Unbundled static libs (optional)

It had been pointed out that sometimes one may wish to link to a static system library (i.e. one that is always available to the linker) without bundling it into .lib’s and .rlib’s. For this use case we’ll introduce another library “kind”, “static-nobundle”. Such libraries would be treated in the same way as “static”, except they will not be bundled into the target .lib/.rlib.

Drawbacks

For libraries to work robustly on MSVC, the correct #[link] annotation will be required. Most cases will “just work” on MSVC due to the compiler strongly favoring static linkage, but any symbols imported from a dynamic library or exported as a Rust dynamic library will need to be tagged appropriately to ensure that they work in all situations. Worse still, the #[link] annotations on an extern block are not required on any other platform to work correctly, meaning that it will be common that these attributes are left off by accident.

Alternatives

  • Instead of enhancing #[link], a #[linked_from = "foo"] annotation could be added. This has the drawback of not being able to handle native libraries whose name is unpredictable across platforms in an easy fashion, however. Additionally, it adds an extra attribute to the compiler that wasn’t known previously.
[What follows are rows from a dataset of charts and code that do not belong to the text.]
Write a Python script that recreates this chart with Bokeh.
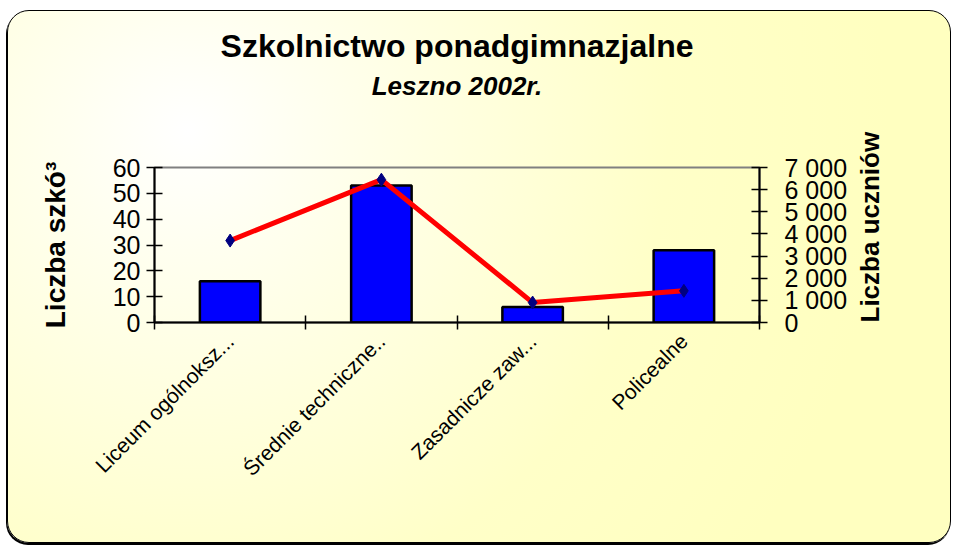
import math
from bokeh.plotting import figure
from bokeh.models import Range1d, LinearAxis, FixedTicker, Title
from bokeh.embed import file_html
from bokeh.resources import INLINE

# ---- data ----
categories = ["Liceum ogólnoksz...", "Średnie techniczne..", "Zasadnicze zaw...", "Policealne"]
schools = [16, 53, 6, 28]
students = [3700, 6450, 900, 1430]
left_ticks = [0, 10, 20, 30, 40, 50, 60]
right_ticks = [0, 1000, 2000, 3000, 4000, 5000, 6000, 7000]
right_tick_labels = ["0", "1 000", "2 000", "3 000", "4 000", "5 000", "6 000", "7 000"]
title_text = "Szkolnictwo ponadgimnazjalne"
subtitle_text = "Leszno 2002r."
left_label = "Liczba szkó³"
right_label = "Liczba uczniów"

FONT = "Liberation Sans"
W, H = 944, 533
FRAME_H = 155

xs = [i + 0.5 for i in range(len(categories))]
boundaries = list(range(len(categories) + 1))

p = figure(width=W, height=H, output_backend="svg", toolbar_location=None,
           x_range=Range1d(0, len(categories)), y_range=Range1d(left_ticks[0], left_ticks[-1]),
           min_border_left=146, min_border_right=193, min_border_top=156, min_border_bottom=H - 156 - FRAME_H)
p.extra_y_ranges = {"right": Range1d(right_ticks[0], right_ticks[-1])}

p.border_fill_color = None
p.background_fill_color = None
p.outline_line_color = "#808080"
p.outline_line_width = 2
p.xgrid.visible = False
p.ygrid.visible = False
p.styles = {
    "margin-left": "7px",
    "margin-top": "10px",
    "background": "radial-gradient(circle at 180px 120px, #ffffff 0px, #fffff0 120px, #ffffc8 480px, #ffffc0 700px)",
    "border": "1px solid #000",
    "border-radius": "22px",
    "box-shadow": "-1px 2px 0 #000",
}

# bars
p.vbar(x=xs, top=schools, width=0.4, bottom=0, fill_color="#0000ff", line_color="#000000", line_width=2.5)
# line
p.line(x=xs, y=students, y_range_name="right", line_color="#ff0000", line_width=5)
p.scatter(x=xs, y=students, y_range_name="right", marker="diamond", size=13, fill_color="#000080", line_color="#000080")

# x axis
xa = p.xaxis[0]
xa.ticker = FixedTicker(ticks=xs, minor_ticks=boundaries)
xa.major_label_overrides = {x: c for x, c in zip(xs, categories)}
xa.major_tick_in = 0
xa.major_tick_out = 0
xa.minor_tick_in = 7
xa.minor_tick_out = 7
xa.minor_tick_line_color = "#000000"
xa.minor_tick_line_width = 1.5
xa.axis_line_color = "#000000"
xa.axis_line_width = 2
xa.major_label_orientation = math.pi / 4
xa.major_label_text_font = FONT
xa.major_label_text_font_size = "21px"
xa.major_label_text_color = "#000000"
xa.major_label_standoff = 8

# left axis
ya = p.yaxis[0]
ya.ticker = FixedTicker(ticks=left_ticks, minor_ticks=[])
ya.major_tick_in = 8
ya.major_tick_out = 8
ya.major_tick_line_color = "#000000"
ya.major_tick_line_width = 1.5
ya.axis_line_color = "#000000"
ya.axis_line_width = 2
ya.major_label_text_font = FONT
ya.major_label_text_font_size = "25px"
ya.major_label_text_color = "#000000"
ya.major_label_standoff = 6
ya.axis_label = left_label
ya.axis_label_text_font = FONT
ya.axis_label_text_font_size = "28px"
ya.axis_label_text_font_style = "bold"
ya.axis_label_text_color = "#000000"
ya.axis_label_standoff = 39

# right axis
ra = LinearAxis(y_range_name="right", ticker=FixedTicker(ticks=right_ticks, minor_ticks=[]),
                major_label_overrides={t: l for t, l in zip(right_ticks, right_tick_labels)})
ra.major_tick_in = 8
ra.major_tick_out = 8
ra.major_tick_line_color = "#000000"
ra.major_tick_line_width = 1.5
ra.axis_line_color = "#000000"
ra.axis_line_width = 2
ra.major_label_text_font = FONT
ra.major_label_text_font_size = "25px"
ra.major_label_text_color = "#000000"
ra.major_label_standoff = 17
p.add_layout(ra, "right")

# right axis title (reads bottom-to-top) on a tick-less, line-less axis whose
# bounds start a little below the frame bottom
span = right_ticks[-1] - right_ticks[0]
shift = span * 17 / FRAME_H
ta = LinearAxis(y_range_name="right", ticker=FixedTicker(ticks=[], minor_ticks=[]),
                bounds=(right_ticks[0] - shift, right_ticks[0] + span / 2))
ta.axis_line_color = None
ta.major_tick_line_color = None
ta.minor_tick_line_color = None
ta.major_label_text_font_size = "0px"
ta.axis_label = right_label
ta.axis_label_orientation = math.pi / 2
try:
    ta.axis_label_align = "start"
except AttributeError:
    pass
ta.axis_label_text_font = FONT
ta.axis_label_text_font_size = "26px"
ta.axis_label_text_font_style = "bold"
ta.axis_label_text_color = "#000000"
ta.axis_label_standoff = 19
p.add_layout(ta, "right")

# titles, stacked outward from the frame: spacer, subtitle, title
p.add_layout(Title(text=" ", text_font_size="10px", standoff=49), "above")
p.add_layout(Title(text=subtitle_text, align="center", text_font=FONT, text_font_size="26px",
                   text_font_style="bold italic", text_color="#000000", standoff=10), "above")
p.add_layout(Title(text=title_text, align="center", text_font=FONT, text_font_size="32px",
                   text_font_style="bold", text_color="#000000", standoff=0), "above")

open("out.html", "w").write(file_html(p, INLINE))
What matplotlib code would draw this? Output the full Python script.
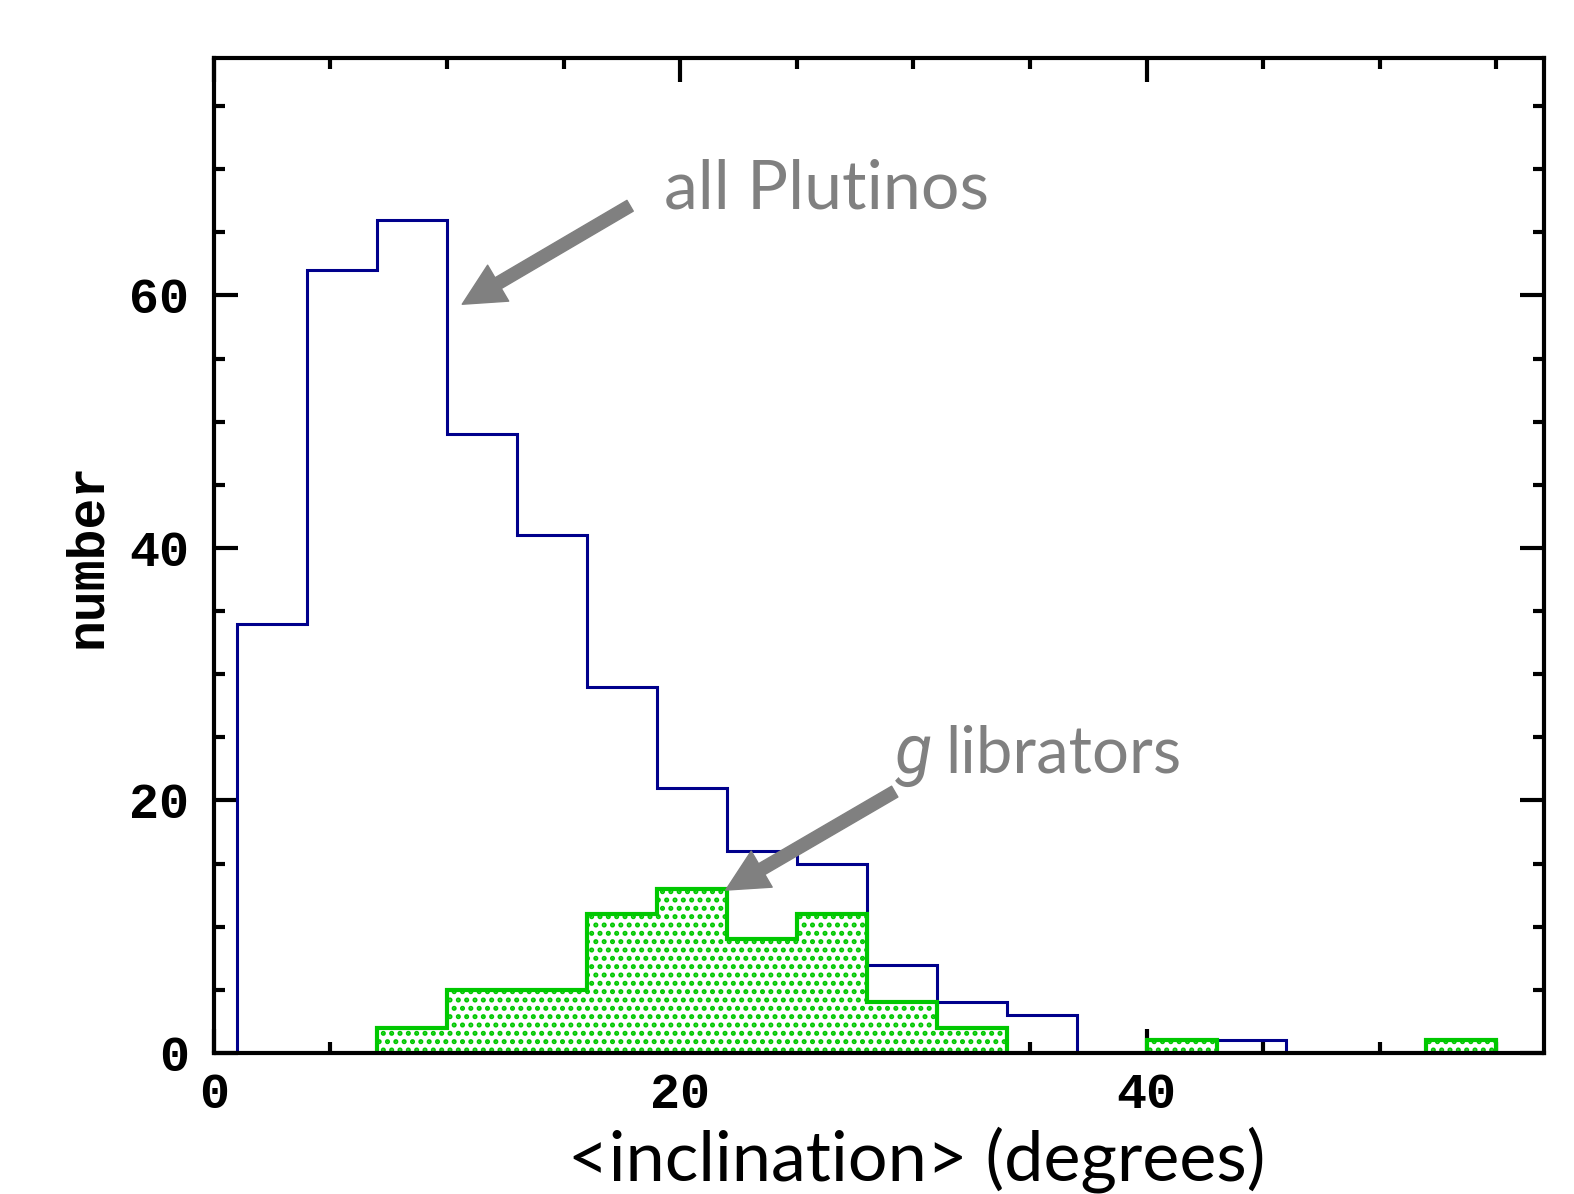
import numpy as np
import matplotlib.pyplot as plt
from matplotlib.ticker import MultipleLocator

# bin edges (degrees) and counts per bin
bin_edges = [1, 4, 7, 10, 13, 16, 19, 22, 25, 28, 31, 34, 37, 40, 43, 46, 49, 52, 55]
all_plutinos = [34, 62, 66, 49, 41, 29, 21, 16, 15, 7, 4, 3, 0, 1, 1, 0, 0, 1]
g_librators = [0, 0, 2, 5, 5, 11, 13, 9, 11, 4, 2, 0, 0, 1, 0, 0, 0, 1]

blue = '#00008c'
green = '#00c800'
grey = '#808080'
tick_font = 'Liberation Mono'
text_font = 'Lato'


def runs(values):
    # contiguous stretches of non-empty bins
    vals = np.asarray(values)
    out, start = [], None
    for i, v in enumerate(vals):
        if v > 0 and start is None:
            start = i
        if (v == 0 or i == len(vals) - 1) and start is not None:
            end = i if v == 0 else i + 1
            out.append((start, end))
            start = None
    return out


plt.rcParams['hatch.linewidth'] = 2.4

fig = plt.figure(figsize=(15.74, 11.94), dpi=100)
ax = fig.add_axes([0.1359, 0.1181, 0.8451, 0.8333])

edges = np.asarray(bin_edges)
for s, e in runs(all_plutinos):
    ax.stairs(all_plutinos[s:e], edges[s:e + 1], color=blue, linewidth=2.2, zorder=2)
for s, e in runs(g_librators):
    ax.stairs(g_librators[s:e], edges[s:e + 1], fill=True, facecolor='white',
              edgecolor=green, hatch='..', linewidth=0, zorder=3)
    ax.stairs(g_librators[s:e], edges[s:e + 1], color=green, linewidth=3.0, zorder=4)

ax.set_xlim(0, 57.05)
ax.set_ylim(0, 78.8)

ax.xaxis.set_major_locator(MultipleLocator(20))
ax.xaxis.set_minor_locator(MultipleLocator(5))
ax.yaxis.set_major_locator(MultipleLocator(20))
ax.yaxis.set_minor_locator(MultipleLocator(5))
ax.tick_params(which='both', direction='in', top=True, right=True, width=3, color='black')
ax.tick_params(which='major', length=17)
ax.tick_params(which='minor', length=8)
ax.tick_params(axis='x', which='major', pad=14)
ax.tick_params(axis='y', which='major', pad=18)
for lab in ax.get_xticklabels() + ax.get_yticklabels():
    lab.set_fontfamily(tick_font)
    lab.set_fontweight('bold')
    lab.set_fontsize(36)
for sp in ax.spines.values():
    sp.set_linewidth(3)
    sp.set_zorder(5)

ax.set_ylabel('number', fontsize=37, fontfamily=tick_font, fontweight='bold', labelpad=12)

fig.text(0.5826, 0.011, '<inclination> (degrees)', ha='center', va='baseline',
         fontsize=50.5, fontfamily=text_font, color='black')

# annotations
arrow = dict(arrowstyle='simple,head_length=30,head_width=30,tail_width=9',
             color=grey, mutation_scale=1, shrinkA=0, shrinkB=0)
ax.annotate('', xy=(10.65, 59.3), xytext=(17.85, 67.1), arrowprops=arrow, zorder=6)
ax.text(19.3, 66.9, 'all Plutinos', fontsize=49, fontfamily=text_font, color=grey,
        va='baseline', ha='left')
ax.annotate('', xy=(21.95, 12.9), xytext=(29.2, 20.7), arrowprops=arrow, zorder=6)
ax.text(29.2, 22.2, 'g', fontsize=49, fontfamily='Roboto', style='italic', color=grey,
        va='baseline', ha='left')
ax.text(31.35, 22.2, 'librators', fontsize=47, fontfamily=text_font, color=grey,
        va='baseline', ha='left')

plt.savefig('out.png', dpi=100)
  • Support a #[dllimport] on extern blocks (or individual symbols, or both). This has the following drawbacks, however:

    • This attribute would duplicate the information already provided by #[link(kind="...")].
    • It is not always known whether #[dllimport] is needed. Native libraries are not always known whether they’re linked dynamically or statically (e.g. that’s what a build script decides), so dllimport will need to be guarded by cfg_attr.
  • When linking native libraries, the compiler could attempt to locate each library on the filesystem and probe the contents for what symbol names are exported from the native library. This list could then be cross-referenced with all symbols declared in the program locally to understand which symbols are coming from a dylib and which are being linked statically. Some downsides of this approach may include:

    • It’s unclear whether this will be a performant operation and not cause undue runtime overhead during compiles.

    • On Windows linking to a DLL involves linking to its “import library”, so it may be difficult to know whether a symbol truly comes from a DLL or not.

    • Locating libraries on the system may be difficult as the system linker often has search paths baked in that the compiler does not know about.

  • As was already mentioned, “kind” override can affect codegen of the current crate only. This overloading the -l flag for this purpose may be confusinfg to developers. A new codegen flag might be a better fit for this, for example -C libkind=KIND=LIB.

Unresolved questions

  • Should we allow dropping a library specified in the source from linking via -l lib: (i.e. “rename to empty”)?